**What this task involves**.
Restate the whole listing word for word. Pictures are left out.
============================================================
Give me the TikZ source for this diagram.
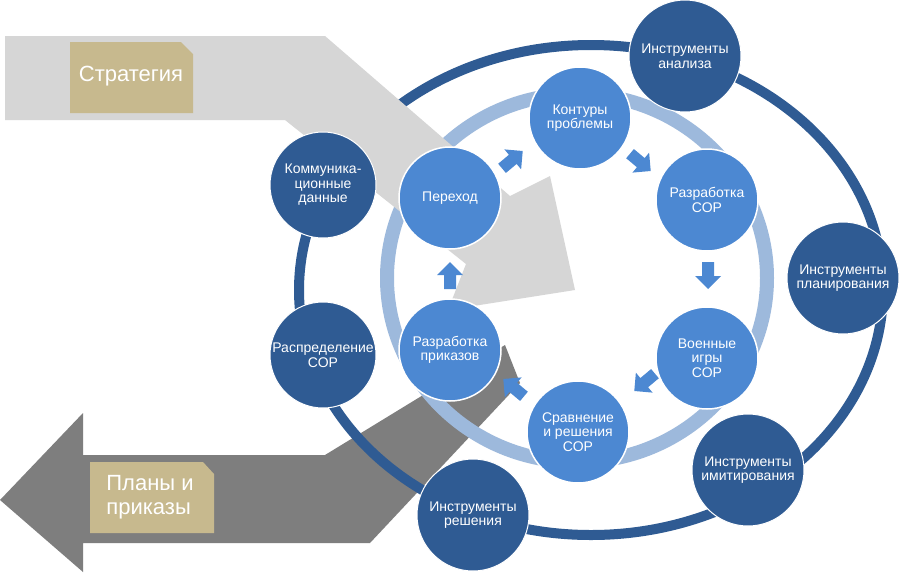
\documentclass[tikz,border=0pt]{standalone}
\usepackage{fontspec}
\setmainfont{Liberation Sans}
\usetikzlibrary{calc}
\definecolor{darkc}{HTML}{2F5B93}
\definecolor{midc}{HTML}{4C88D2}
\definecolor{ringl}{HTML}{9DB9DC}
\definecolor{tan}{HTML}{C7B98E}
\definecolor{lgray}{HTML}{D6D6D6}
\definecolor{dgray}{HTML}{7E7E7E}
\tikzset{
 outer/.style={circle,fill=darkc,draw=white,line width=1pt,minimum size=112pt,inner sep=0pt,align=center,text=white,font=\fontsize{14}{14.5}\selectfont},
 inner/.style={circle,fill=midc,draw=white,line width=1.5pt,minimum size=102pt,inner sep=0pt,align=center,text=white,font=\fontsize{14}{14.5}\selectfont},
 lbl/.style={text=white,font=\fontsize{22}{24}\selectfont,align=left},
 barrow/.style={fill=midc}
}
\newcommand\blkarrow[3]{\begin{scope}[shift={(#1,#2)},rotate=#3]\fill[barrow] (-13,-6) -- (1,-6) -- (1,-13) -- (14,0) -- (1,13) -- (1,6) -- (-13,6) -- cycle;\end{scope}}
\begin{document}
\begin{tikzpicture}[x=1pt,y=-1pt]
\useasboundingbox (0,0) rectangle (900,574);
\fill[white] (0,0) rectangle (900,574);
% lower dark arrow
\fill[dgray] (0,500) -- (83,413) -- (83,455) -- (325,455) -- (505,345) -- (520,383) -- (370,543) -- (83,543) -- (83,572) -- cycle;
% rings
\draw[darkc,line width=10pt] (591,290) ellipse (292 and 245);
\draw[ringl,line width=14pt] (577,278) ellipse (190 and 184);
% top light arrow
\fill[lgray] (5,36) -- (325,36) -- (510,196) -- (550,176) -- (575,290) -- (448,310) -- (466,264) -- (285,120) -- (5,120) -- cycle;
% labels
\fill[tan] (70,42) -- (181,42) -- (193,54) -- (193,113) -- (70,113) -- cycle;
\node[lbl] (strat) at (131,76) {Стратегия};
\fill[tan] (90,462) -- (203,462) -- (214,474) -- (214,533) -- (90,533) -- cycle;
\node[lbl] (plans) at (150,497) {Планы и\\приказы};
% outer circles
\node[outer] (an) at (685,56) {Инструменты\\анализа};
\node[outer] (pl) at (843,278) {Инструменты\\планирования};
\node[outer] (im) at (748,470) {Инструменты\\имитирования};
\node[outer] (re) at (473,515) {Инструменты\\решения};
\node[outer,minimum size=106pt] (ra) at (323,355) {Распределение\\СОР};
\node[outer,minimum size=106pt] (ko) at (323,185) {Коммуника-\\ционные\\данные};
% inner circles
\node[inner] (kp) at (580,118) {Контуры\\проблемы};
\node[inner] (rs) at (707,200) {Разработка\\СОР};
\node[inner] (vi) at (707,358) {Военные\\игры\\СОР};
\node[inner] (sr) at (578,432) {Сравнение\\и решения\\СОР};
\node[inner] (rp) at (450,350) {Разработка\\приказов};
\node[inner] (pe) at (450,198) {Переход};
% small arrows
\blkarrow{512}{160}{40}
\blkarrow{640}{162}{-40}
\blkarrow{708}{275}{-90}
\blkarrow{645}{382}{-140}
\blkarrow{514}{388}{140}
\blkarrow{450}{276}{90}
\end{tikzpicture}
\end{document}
============================================================
**Finished task**.
Give me the TikZ source for this diagram.
\documentclass[tikz,border=0pt]{standalone}
\usepackage{fontspec}
\setmainfont{Liberation Sans}
\usetikzlibrary{calc}
\definecolor{darkc}{HTML}{2F5B93}
\definecolor{midc}{HTML}{4C88D2}
\definecolor{ringl}{HTML}{9DB9DC}
\definecolor{tan}{HTML}{C7B98E}
\definecolor{lgray}{HTML}{D6D6D6}
\definecolor{dgray}{HTML}{7E7E7E}
\tikzset{
 outer/.style={circle,fill=darkc,draw=white,line width=1pt,minimum size=112pt,inner sep=0pt,align=center,text=white,font=\fontsize{14}{14.5}\selectfont},
 inner/.style={circle,fill=midc,draw=white,line width=1.5pt,minimum size=102pt,inner sep=0pt,align=center,text=white,font=\fontsize{14}{14.5}\selectfont},
 lbl/.style={text=white,font=\fontsize{22}{24}\selectfont,align=left},
 barrow/.style={fill=midc}
}
\newcommand\blkarrow[3]{\begin{scope}[shift={(#1,#2)},rotate=#3]\fill[barrow] (-13,-6) -- (1,-6) -- (1,-13) -- (14,0) -- (1,13) -- (1,6) -- (-13,6) -- cycle;\end{scope}}
\begin{document}
\begin{tikzpicture}[x=1pt,y=-1pt]
\useasboundingbox (0,0) rectangle (900,574);
\fill[white] (0,0) rectangle (900,574);
% lower dark arrow
\fill[dgray] (0,500) -- (83,413) -- (83,455) -- (325,455) -- (505,345) -- (520,383) -- (370,543) -- (83,543) -- (83,572) -- cycle;
% rings
\draw[darkc,line width=10pt] (591,290) ellipse (292 and 245);
\draw[ringl,line width=14pt] (577,278) ellipse (190 and 184);
% top light arrow
\fill[lgray] (5,36) -- (325,36) -- (510,196) -- (550,176) -- (575,290) -- (448,310) -- (466,264) -- (285,120) -- (5,120) -- cycle;
% labels
\fill[tan] (70,42) -- (181,42) -- (193,54) -- (193,113) -- (70,113) -- cycle;
\node[lbl] (strat) at (131,76) {Стратегия};
\fill[tan] (90,462) -- (203,462) -- (214,474) -- (214,533) -- (90,533) -- cycle;
\node[lbl] (plans) at (150,497) {Планы и\\приказы};
% outer circles
\node[outer] (an) at (685,56) {Инструменты\\анализа};
\node[outer] (pl) at (843,278) {Инструменты\\планирования};
\node[outer] (im) at (748,470) {Инструменты\\имитирования};
\node[outer] (re) at (473,515) {Инструменты\\решения};
\node[outer,minimum size=106pt] (ra) at (323,355) {Распределение\\СОР};
\node[outer,minimum size=106pt] (ko) at (323,185) {Коммуника-\\ционные\\данные};
% inner circles
\node[inner] (kp) at (580,118) {Контуры\\проблемы};
\node[inner] (rs) at (707,200) {Разработка\\СОР};
\node[inner] (vi) at (707,358) {Военные\\игры\\СОР};
\node[inner] (sr) at (578,432) {Сравнение\\и решения\\СОР};
\node[inner] (rp) at (450,350) {Разработка\\приказов};
\node[inner] (pe) at (450,198) {Переход};
% small arrows
\blkarrow{512}{160}{40}
\blkarrow{640}{162}{-40}
\blkarrow{708}{275}{-90}
\blkarrow{645}{382}{-140}
\blkarrow{514}{388}{140}
\blkarrow{450}{276}{90}
\end{tikzpicture}
\end{document}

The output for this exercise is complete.